Powdery mildew: Appears in late summer, particularly during hot days followed by cool nights. Improve airflow by thinning crowded plants. Once established, powdery mildew is difficult to reverse. At this point in the season, the plants are usually winding down anyway, and the pragmatic response is to clear infected plants and start fresh next year.
Leggy, few flowers: Almost always a soil fertility issue. Rich soil drives leaf growth at the expense of flowers. Skip the compost and fertilizer.
Yellowing leaves: Usually overwatering or waterlogged roots. Improve drainage, reduce watering frequency.
FAQs
Can nasturtiums grow in pots and containers? Beautifully. Use a potting mix that isn’t too nutrient-rich (avoid mixes with high slow-release fertilizer content), ensure excellent drainage, and choose a container at least twelve inches in diameter. Bush varieties work best; trailing types can be spectacular in tall containers or hanging baskets where they can cascade downward.
Will nasturtiums grow in shade? They’ll survive in partial shade but won’t thrive. Expect fewer flowers, more leaf growth, and a more straggly habit. Full sun for at least six hours is the practical minimum for a decent display.
How long does it take for nasturtiums to flower after sowing? Generally, six to eight weeks from direct sowing to first flowers, depending on temperature and light. In warm conditions with plenty of sun, some varieties bloom in as little as five weeks.
Are nasturtiums toxic to pets? They are considered non-toxic to cats and dogs. However, as with any plant, eating large quantities can cause mild digestive upset. They’re generally regarded as safe in a pet-friendly garden.
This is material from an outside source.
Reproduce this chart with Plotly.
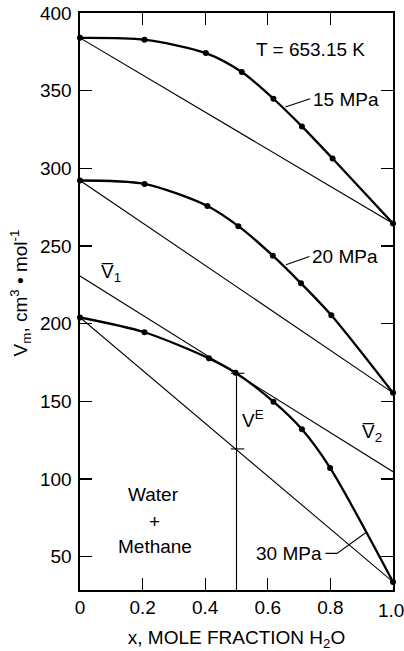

Can I grow nasturtiums indoors? You can, with a genuinely sunny windowsill or a grow light setup. They need significant light to bloom indoors — a south-facing window in summer or LED grow lights for twelve or more hours daily. They’ll tend to grow leggy without enough light. For most people, indoor growing works better as a short-term seedling stage before moving outside.
What’s the best way to use nasturtiums in the kitchen if I’ve never done it before? Start by adding a few fresh flowers to your next salad. The visual impact alone is striking, and the flavor is mild enough not to overwhelm anything. From there, try the leaves in a sandwich in place of rocket/arugula. Once you’re comfortable, try the pickled seed-pod caper substitution—it’s the recipe that genuinely surprises people.
Looking Ahead: Nasturtiums in the Modern Garden
There’s a quiet movement in edible landscaping and regenerative home gardening — a philosophy that says ornamental plants should earn their space by doing more than one thing. Nasturtiums fit this perfectly. They’re beautiful enough for a front garden, functional enough for a productive kitchen plot, low-input enough for people with limited time, and connected enough to both traditional medicine and modern culinary trends to feel genuinely relevant.
As interest in no-dig gardening, pollinator-friendly planting, and chemical-free pest management continues to grow, nasturtiums are finding their way into increasingly serious conversations about practical horticulture. They’re not a trend — they’re a plant that’s been undervalued, and people are catching up.
Conclusion
What strikes me most about nasturtiums, after years of growing them, is how their value compounds quietly. Most plants do one thing well. Nasturtiums do six or seven things at least adequately, and several of them remarkably. They feed you, protect your other plants, invite pollinators, ask almost nothing from your soil, and produce one of the most reliably cheerful displays in the summer garden.
They’re a plant that rewards the curious gardener — the one who notices that the aphids have moved off the tomatoes, who tastes a leaf and is surprised by the heat, who pickles the seed pods on a whim and ends up serving them to dinner guests. That kind of gardening — attentive, experimental, connected to what’s actually happening in the soil and among the stems — is what nasturtiums quietly encourage.